Wife’s claim for maintenance pending suit in Brussels II Revised proceedings granted.

Family Division: Singer J (10 February 2006)

Wife's claim for maintenance pending suit in Brussels II Revised proceedings granted.

The wife, born in Singapore, and the husband, born in France, married in France in 1996, and the wife applied for and was granted French nationality. The couple lived between London and Tokyo for varying periods dictated by the husband's work.

On 24 March 2005, the wife issued a divorce petition in London, the same day that the husband instituted divorce proceedings in Paris. By this present application, the wife contended that the UK courts had jurisdiction to hear the suit and should award her maintenance pending its conclusion on the basis that both she and her husband were habitually resident here on that date; however, the husband disputed the jurisdictional foundation of her claim, on the ground that the petition had been accepted at the Principal Registry without a marriage certificate, and permission for that omission had not been obtained pursuant to rule 2.6(2) of the Family Proceedings Rules 1991. The jurisdictional issue was due to be heard on 1 March 2006.

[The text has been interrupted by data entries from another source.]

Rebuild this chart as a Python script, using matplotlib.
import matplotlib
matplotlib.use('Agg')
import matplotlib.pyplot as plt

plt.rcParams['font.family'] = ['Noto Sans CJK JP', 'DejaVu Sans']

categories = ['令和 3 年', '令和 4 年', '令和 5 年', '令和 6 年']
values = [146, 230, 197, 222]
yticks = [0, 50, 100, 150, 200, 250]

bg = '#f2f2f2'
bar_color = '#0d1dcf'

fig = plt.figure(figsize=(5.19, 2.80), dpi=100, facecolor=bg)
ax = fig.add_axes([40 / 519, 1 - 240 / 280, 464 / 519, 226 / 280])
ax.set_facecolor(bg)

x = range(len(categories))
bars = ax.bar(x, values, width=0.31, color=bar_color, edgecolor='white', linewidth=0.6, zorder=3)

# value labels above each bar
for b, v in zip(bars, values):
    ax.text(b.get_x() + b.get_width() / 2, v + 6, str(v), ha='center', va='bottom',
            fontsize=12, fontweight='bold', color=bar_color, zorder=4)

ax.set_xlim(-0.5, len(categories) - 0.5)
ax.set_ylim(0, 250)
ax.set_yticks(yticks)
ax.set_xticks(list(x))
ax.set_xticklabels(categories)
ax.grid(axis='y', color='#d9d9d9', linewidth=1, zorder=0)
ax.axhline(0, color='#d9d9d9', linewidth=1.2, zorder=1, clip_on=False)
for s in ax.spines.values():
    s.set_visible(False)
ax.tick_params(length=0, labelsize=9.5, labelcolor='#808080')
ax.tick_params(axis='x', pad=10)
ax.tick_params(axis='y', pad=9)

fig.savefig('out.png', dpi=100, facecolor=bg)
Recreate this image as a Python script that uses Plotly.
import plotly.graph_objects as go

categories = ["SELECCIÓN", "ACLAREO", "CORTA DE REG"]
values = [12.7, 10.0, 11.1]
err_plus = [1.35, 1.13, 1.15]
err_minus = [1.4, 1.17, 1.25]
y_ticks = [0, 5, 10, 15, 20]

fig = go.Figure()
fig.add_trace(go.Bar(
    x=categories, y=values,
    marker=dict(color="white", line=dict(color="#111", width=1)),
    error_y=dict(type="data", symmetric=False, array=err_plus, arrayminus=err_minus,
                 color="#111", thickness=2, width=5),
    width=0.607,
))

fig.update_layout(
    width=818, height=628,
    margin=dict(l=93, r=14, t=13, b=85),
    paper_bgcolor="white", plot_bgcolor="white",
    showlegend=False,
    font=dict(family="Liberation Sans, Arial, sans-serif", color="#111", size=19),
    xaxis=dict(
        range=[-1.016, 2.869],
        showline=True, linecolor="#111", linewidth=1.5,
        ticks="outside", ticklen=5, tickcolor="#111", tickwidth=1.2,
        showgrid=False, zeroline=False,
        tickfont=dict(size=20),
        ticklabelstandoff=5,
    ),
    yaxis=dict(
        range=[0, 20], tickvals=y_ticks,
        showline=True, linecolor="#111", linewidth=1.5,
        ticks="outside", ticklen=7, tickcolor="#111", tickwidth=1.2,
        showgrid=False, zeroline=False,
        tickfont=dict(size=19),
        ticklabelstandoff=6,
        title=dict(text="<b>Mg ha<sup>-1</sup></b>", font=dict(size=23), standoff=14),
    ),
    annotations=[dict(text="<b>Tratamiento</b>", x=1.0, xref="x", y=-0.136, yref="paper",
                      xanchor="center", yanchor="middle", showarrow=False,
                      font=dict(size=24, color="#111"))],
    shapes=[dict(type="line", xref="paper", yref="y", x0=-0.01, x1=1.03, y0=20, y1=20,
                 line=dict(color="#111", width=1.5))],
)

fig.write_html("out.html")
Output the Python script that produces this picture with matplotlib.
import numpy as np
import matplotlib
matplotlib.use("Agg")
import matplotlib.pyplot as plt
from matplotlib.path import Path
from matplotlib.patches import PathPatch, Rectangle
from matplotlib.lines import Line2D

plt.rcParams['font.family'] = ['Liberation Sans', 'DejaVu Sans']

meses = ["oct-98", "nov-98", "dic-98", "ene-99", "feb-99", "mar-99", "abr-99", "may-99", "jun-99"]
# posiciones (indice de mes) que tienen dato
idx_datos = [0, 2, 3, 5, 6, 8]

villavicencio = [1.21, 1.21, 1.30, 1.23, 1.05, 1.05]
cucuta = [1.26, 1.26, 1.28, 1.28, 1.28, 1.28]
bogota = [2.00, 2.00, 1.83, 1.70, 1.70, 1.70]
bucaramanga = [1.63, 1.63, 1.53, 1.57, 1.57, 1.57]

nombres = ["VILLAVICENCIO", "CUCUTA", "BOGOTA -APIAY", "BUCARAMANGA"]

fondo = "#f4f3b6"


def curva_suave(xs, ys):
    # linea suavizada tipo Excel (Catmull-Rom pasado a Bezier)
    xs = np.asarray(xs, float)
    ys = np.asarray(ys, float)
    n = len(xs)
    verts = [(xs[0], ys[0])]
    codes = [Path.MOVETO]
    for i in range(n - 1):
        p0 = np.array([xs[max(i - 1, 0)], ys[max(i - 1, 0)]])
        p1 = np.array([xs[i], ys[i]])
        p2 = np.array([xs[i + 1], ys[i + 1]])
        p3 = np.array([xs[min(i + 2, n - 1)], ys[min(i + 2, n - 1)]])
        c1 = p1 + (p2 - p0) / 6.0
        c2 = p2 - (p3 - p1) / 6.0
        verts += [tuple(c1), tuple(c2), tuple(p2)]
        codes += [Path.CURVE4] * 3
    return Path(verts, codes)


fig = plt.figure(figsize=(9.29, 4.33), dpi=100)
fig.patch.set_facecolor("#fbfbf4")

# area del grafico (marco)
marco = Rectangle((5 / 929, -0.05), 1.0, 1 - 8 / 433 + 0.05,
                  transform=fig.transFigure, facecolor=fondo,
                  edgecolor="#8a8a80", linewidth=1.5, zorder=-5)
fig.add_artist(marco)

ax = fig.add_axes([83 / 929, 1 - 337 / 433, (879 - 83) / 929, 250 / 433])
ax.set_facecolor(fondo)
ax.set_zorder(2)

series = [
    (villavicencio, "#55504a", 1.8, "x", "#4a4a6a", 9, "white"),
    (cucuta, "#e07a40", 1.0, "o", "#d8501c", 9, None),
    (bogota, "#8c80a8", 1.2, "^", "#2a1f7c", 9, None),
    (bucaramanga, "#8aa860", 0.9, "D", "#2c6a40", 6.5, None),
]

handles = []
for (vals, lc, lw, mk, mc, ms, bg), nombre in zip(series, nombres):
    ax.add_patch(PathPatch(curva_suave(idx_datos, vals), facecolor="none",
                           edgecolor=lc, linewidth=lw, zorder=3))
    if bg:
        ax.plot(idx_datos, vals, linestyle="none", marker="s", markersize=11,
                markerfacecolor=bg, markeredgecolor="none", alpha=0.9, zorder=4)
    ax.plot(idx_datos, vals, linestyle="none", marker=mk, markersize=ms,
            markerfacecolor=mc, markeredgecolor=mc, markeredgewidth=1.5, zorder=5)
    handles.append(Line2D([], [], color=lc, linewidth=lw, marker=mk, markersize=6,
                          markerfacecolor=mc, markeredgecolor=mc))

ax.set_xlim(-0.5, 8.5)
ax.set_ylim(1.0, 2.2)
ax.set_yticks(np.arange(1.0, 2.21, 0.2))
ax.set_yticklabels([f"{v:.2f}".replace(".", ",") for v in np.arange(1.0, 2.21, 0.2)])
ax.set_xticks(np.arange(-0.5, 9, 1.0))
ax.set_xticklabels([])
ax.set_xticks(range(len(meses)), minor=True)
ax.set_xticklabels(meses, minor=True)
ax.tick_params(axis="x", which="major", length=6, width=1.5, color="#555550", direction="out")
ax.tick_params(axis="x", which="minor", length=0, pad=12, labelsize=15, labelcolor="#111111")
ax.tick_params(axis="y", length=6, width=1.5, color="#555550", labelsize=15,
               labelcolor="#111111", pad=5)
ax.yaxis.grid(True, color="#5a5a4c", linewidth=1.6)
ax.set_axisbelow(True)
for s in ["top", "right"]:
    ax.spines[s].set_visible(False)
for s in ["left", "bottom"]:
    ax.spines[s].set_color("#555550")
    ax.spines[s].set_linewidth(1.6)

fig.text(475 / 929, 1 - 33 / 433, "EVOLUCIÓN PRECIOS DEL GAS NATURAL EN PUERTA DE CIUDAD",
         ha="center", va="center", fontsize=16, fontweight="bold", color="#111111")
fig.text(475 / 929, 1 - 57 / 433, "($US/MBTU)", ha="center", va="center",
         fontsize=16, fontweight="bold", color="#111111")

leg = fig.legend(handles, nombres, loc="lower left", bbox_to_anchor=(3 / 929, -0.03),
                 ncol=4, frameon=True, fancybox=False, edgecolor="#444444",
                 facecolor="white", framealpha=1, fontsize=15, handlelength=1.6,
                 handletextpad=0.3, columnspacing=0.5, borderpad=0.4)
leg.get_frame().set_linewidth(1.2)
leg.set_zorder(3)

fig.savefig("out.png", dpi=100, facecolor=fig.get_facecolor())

Following various hearings in the UK and in France, the position was that a judge in France determined that the English court became seised of the divorce proceedings earlier on the same day than the French court, and the French proceedings were stayed pursuant to the provisions of Council Regulation (EC) 2201/2003 (Brussels II Revised). That decision was subject to appeal in France, on a date scheduled to be after 1 March 2006.

It was argued for the husband that the judge in this case should predict the outcome of the French appeal and conclude that the appeal challenging the decision ceding priority to the UK court would, or was very likely to, succeed.

The judge considered that the approach advanced for the husband was a speculation too far, and he declined to follow that course: it was not right for a judge in the UK to second-guess what the decision of a foreign appellate court applying its own domestic law and procedure would be.

Since the French proceedings were stayed and the English proceedings were alive, the judge concluded that he had power to award maintenance pending suit at this stage; furthermore, the Court of Appeal decision in Moses-Taiga v Taiga [2005] EWCA Civ 1013 had extended the concept of maintenance to include provision for the legal costs of a party without the resources otherwise to meet them, or who would face other problems in funding them and thus in obtaining or continuing to receive legal advice and representation.

The judge referred to the potential injustice to the husband if he were ordered to fund the wife's litigation against him, and then proved his asserted case with the result that the English courts did not ultimately deal with the divorce; however, the balance of unfairness would fall more heavily on the wife than on the husband if the judge declined to make any order, and the wife could not be expected to continue the litigation in person, as would be the only likely outcome if no order were made.

As to the wife's failure to file the marriage certificate with her petition, the judge considered that it was a minor procedural irregularity that would not strike at the roots of the validity of all the steps taken thereafter.